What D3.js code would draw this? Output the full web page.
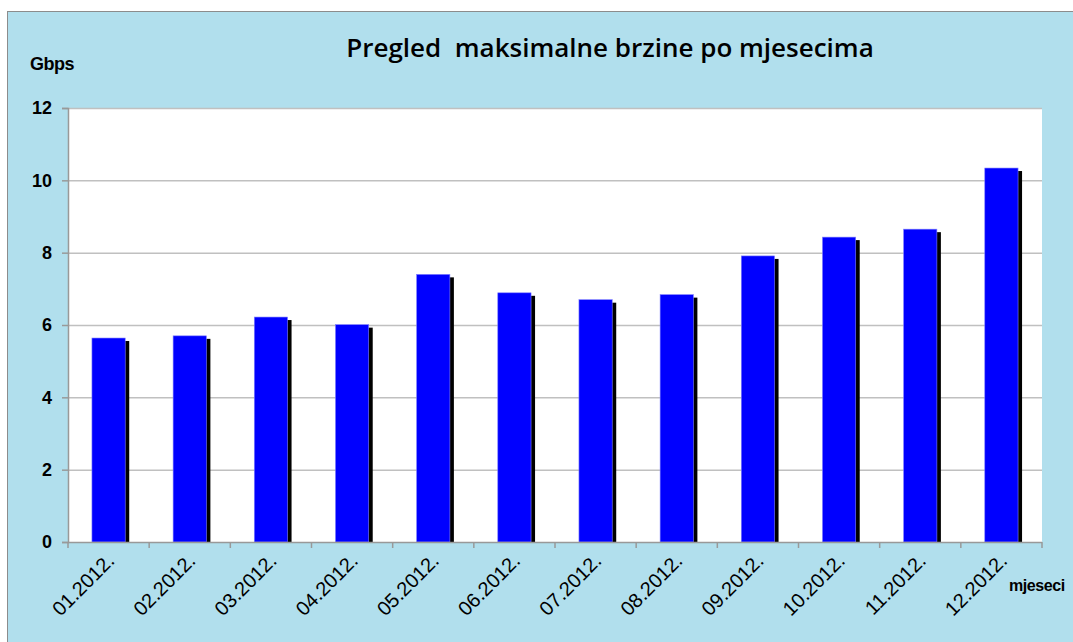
<!DOCTYPE html>
<html>
<head>
<meta charset="utf-8">
<script src="https://cdn.jsdelivr.net/npm/d3@7"></script>
<style>
  body { margin: 0; background: #fff; }
  svg { display: block; }
</style>
</head>
<body>
<svg id="chart" width="1073" height="642"></svg>
<script>
// data
var months = ["01.2012.", "02.2012.", "03.2012.", "04.2012.", "05.2012.", "06.2012.",
              "07.2012.", "08.2012.", "09.2012.", "10.2012.", "11.2012.", "12.2012."];
var speeds = [5.64, 5.70, 6.22, 6.01, 7.40, 6.89, 6.70, 6.84, 7.91, 8.43, 8.65, 10.34];
var yTicks = [0, 2, 4, 6, 8, 10, 12];

var svg = d3.select("#chart");

// panel
svg.append("rect")
    .attr("x", 7.5).attr("y", 11.5)
    .attr("width", 1080).attr("height", 650)
    .attr("fill", "#b1dfed")
    .attr("stroke", "#8c8c8c");

var margin = {left: 68, top: 108, right: 1042, bottom: 542};

var x = d3.scaleBand()
    .domain(months)
    .range([margin.left, margin.right])
    .paddingInner(0.59).paddingOuter(0.295);

var y = d3.scaleLinear()
    .domain([0, 12])
    .range([margin.bottom, margin.top]);

// plot area
svg.append("rect")
    .attr("x", margin.left).attr("y", margin.top)
    .attr("width", margin.right - margin.left)
    .attr("height", margin.bottom - margin.top)
    .attr("fill", "#fff");

// gridlines
svg.append("g")
    .selectAll("line")
    .data(yTicks.slice(1))
    .enter()
    .append("line")
    .attr("x1", margin.left).attr("x2", margin.right)
    .attr("y1", function (d) { return y(d) + 0.5; })
    .attr("y2", function (d) { return y(d) + 0.5; })
    .attr("stroke", "#c0c0c0")
    .attr("stroke-width", 1.5);

// bars, shadow first
svg.append("g")
    .selectAll("rect")
    .data(speeds)
    .enter()
    .append("rect")
    .attr("x", function (d, i) { return x(months[i]) + 4; })
    .attr("y", function (d) { return y(d) + 3; })
    .attr("width", x.bandwidth())
    .attr("height", function (d) { return margin.bottom - y(d) - 3; })
    .attr("fill", "#000");

svg.append("g")
    .selectAll("rect")
    .data(speeds)
    .enter()
    .append("rect")
    .attr("x", function (d, i) { return x(months[i]); })
    .attr("y", function (d) { return y(d); })
    .attr("width", x.bandwidth())
    .attr("height", function (d) { return margin.bottom - y(d); })
    .attr("fill", "#0000ff")
    .attr("stroke", "#8080ff")
    .attr("stroke-width", 0.6);

// y axis
var yAxis = svg.append("g")
    .attr("transform", "translate(" + margin.left + ",0)")
    .call(d3.axisLeft(y).tickValues(yTicks).tickSize(6).tickPadding(10));
yAxis.select(".domain").attr("stroke", "#999").attr("stroke-width", 1.5);
yAxis.selectAll(".tick line").attr("stroke", "#999").attr("stroke-width", 1.5);
yAxis.selectAll("text")
    .style("font-family", "Arial, 'Liberation Sans', sans-serif")
    .style("font-size", "18px")
    .style("font-weight", "bold")
    .attr("fill", "#000");

// x axis, ticks on the category boundaries
var bounds = d3.range(months.length + 1).map(function (i) {
    return margin.left + i * (margin.right - margin.left) / months.length;
});
svg.append("line")
    .attr("x1", margin.left).attr("x2", margin.right)
    .attr("y1", margin.bottom + 0.5).attr("y2", margin.bottom + 0.5)
    .attr("stroke", "#999").attr("stroke-width", 1.5);
svg.append("g")
    .selectAll("line")
    .data(bounds)
    .enter()
    .append("line")
    .attr("x1", function (d) { return d; })
    .attr("x2", function (d) { return d; })
    .attr("y1", margin.bottom).attr("y2", margin.bottom + 6)
    .attr("stroke", "#999").attr("stroke-width", 1.5);

svg.append("g")
    .selectAll("text")
    .data(months)
    .enter()
    .append("text")
    .attr("transform", function (d) {
        return "translate(" + (x(d) + x.bandwidth() / 2 + 7) + "," + (margin.bottom + 20) + ") rotate(-45)";
    })
    .attr("text-anchor", "end")
    .style("font-family", "Arial, 'Liberation Sans', sans-serif")
    .style("font-size", "20px")
    .attr("fill", "#000")
    .text(function (d) { return d; });

// titles
svg.append("text")
    .attr("x", 610).attr("y", 57)
    .attr("text-anchor", "middle")
    .style("font-family", "'Open Sans', sans-serif")
    .style("font-size", "26px")
    .style("font-weight", "600")
    .style("white-space", "pre")
    .attr("fill", "#000")
    .text("Pregled  maksimalne brzine po mjesecima");

svg.append("text")
    .attr("x", 30).attr("y", 70)
    .style("font-family", "Arial, 'Liberation Sans', sans-serif")
    .style("font-size", "18px")
    .style("font-weight", "bold")
    .style("letter-spacing", "-0.5px")
    .attr("fill", "#000")
    .text("Gbps");

svg.append("text")
    .attr("x", 1009).attr("y", 591)
    .style("font-family", "Arial, 'Liberation Sans', sans-serif")
    .style("font-size", "16px")
    .style("font-weight", "bold")
    .style("letter-spacing", "-0.4px")
    .attr("fill", "#000")
    .text("mjeseci");
</script>
</body>
</html>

■ **Problem to work on**:
The listing above must be printed again exactly, minus its pictures.

■ **Exercise solution**:
What D3.js code would draw this? Output the full web page.
<!DOCTYPE html>
<html>
<head>
<meta charset="utf-8">
<script src="https://cdn.jsdelivr.net/npm/d3@7"></script>
<style>
  body { margin: 0; background: #fff; }
  svg { display: block; }
</style>
</head>
<body>
<svg id="chart" width="1073" height="642"></svg>
<script>
// data
var months = ["01.2012.", "02.2012.", "03.2012.", "04.2012.", "05.2012.", "06.2012.",
              "07.2012.", "08.2012.", "09.2012.", "10.2012.", "11.2012.", "12.2012."];
var speeds = [5.64, 5.70, 6.22, 6.01, 7.40, 6.89, 6.70, 6.84, 7.91, 8.43, 8.65, 10.34];
var yTicks = [0, 2, 4, 6, 8, 10, 12];

var svg = d3.select("#chart");

// panel
svg.append("rect")
    .attr("x", 7.5).attr("y", 11.5)
    .attr("width", 1080).attr("height", 650)
    .attr("fill", "#b1dfed")
    .attr("stroke", "#8c8c8c");

var margin = {left: 68, top: 108, right: 1042, bottom: 542};

var x = d3.scaleBand()
    .domain(months)
    .range([margin.left, margin.right])
    .paddingInner(0.59).paddingOuter(0.295);

var y = d3.scaleLinear()
    .domain([0, 12])
    .range([margin.bottom, margin.top]);

// plot area
svg.append("rect")
    .attr("x", margin.left).attr("y", margin.top)
    .attr("width", margin.right - margin.left)
    .attr("height", margin.bottom - margin.top)
    .attr("fill", "#fff");

// gridlines
svg.append("g")
    .selectAll("line")
    .data(yTicks.slice(1))
    .enter()
    .append("line")
    .attr("x1", margin.left).attr("x2", margin.right)
    .attr("y1", function (d) { return y(d) + 0.5; })
    .attr("y2", function (d) { return y(d) + 0.5; })
    .attr("stroke", "#c0c0c0")
    .attr("stroke-width", 1.5);

// bars, shadow first
svg.append("g")
    .selectAll("rect")
    .data(speeds)
    .enter()
    .append("rect")
    .attr("x", function (d, i) { return x(months[i]) + 4; })
    .attr("y", function (d) { return y(d) + 3; })
    .attr("width", x.bandwidth())
    .attr("height", function (d) { return margin.bottom - y(d) - 3; })
    .attr("fill", "#000");

svg.append("g")
    .selectAll("rect")
    .data(speeds)
    .enter()
    .append("rect")
    .attr("x", function (d, i) { return x(months[i]); })
    .attr("y", function (d) { return y(d); })
    .attr("width", x.bandwidth())
    .attr("height", function (d) { return margin.bottom - y(d); })
    .attr("fill", "#0000ff")
    .attr("stroke", "#8080ff")
    .attr("stroke-width", 0.6);

// y axis
var yAxis = svg.append("g")
    .attr("transform", "translate(" + margin.left + ",0)")
    .call(d3.axisLeft(y).tickValues(yTicks).tickSize(6).tickPadding(10));
yAxis.select(".domain").attr("stroke", "#999").attr("stroke-width", 1.5);
yAxis.selectAll(".tick line").attr("stroke", "#999").attr("stroke-width", 1.5);
yAxis.selectAll("text")
    .style("font-family", "Arial, 'Liberation Sans', sans-serif")
    .style("font-size", "18px")
    .style("font-weight", "bold")
    .attr("fill", "#000");

// x axis, ticks on the category boundaries
var bounds = d3.range(months.length + 1).map(function (i) {
    return margin.left + i * (margin.right - margin.left) / months.length;
});
svg.append("line")
    .attr("x1", margin.left).attr("x2", margin.right)
    .attr("y1", margin.bottom + 0.5).attr("y2", margin.bottom + 0.5)
    .attr("stroke", "#999").attr("stroke-width", 1.5);
svg.append("g")
    .selectAll("line")
    .data(bounds)
    .enter()
    .append("line")
    .attr("x1", function (d) { return d; })
    .attr("x2", function (d) { return d; })
    .attr("y1", margin.bottom).attr("y2", margin.bottom + 6)
    .attr("stroke", "#999").attr("stroke-width", 1.5);

svg.append("g")
    .selectAll("text")
    .data(months)
    .enter()
    .append("text")
    .attr("transform", function (d) {
        return "translate(" + (x(d) + x.bandwidth() / 2 + 7) + "," + (margin.bottom + 20) + ") rotate(-45)";
    })
    .attr("text-anchor", "end")
    .style("font-family", "Arial, 'Liberation Sans', sans-serif")
    .style("font-size", "20px")
    .attr("fill", "#000")
    .text(function (d) { return d; });

// titles
svg.append("text")
    .attr("x", 610).attr("y", 57)
    .attr("text-anchor", "middle")
    .style("font-family", "'Open Sans', sans-serif")
    .style("font-size", "26px")
    .style("font-weight", "600")
    .style("white-space", "pre")
    .attr("fill", "#000")
    .text("Pregled  maksimalne brzine po mjesecima");

svg.append("text")
    .attr("x", 30).attr("y", 70)
    .style("font-family", "Arial, 'Liberation Sans', sans-serif")
    .style("font-size", "18px")
    .style("font-weight", "bold")
    .style("letter-spacing", "-0.5px")
    .attr("fill", "#000")
    .text("Gbps");

svg.append("text")
    .attr("x", 1009).attr("y", 591)
    .style("font-family", "Arial, 'Liberation Sans', sans-serif")
    .style("font-size", "16px")
    .style("font-weight", "bold")
    .style("letter-spacing", "-0.4px")
    .attr("fill", "#000")
    .text("mjeseci");
</script>
</body>
</html>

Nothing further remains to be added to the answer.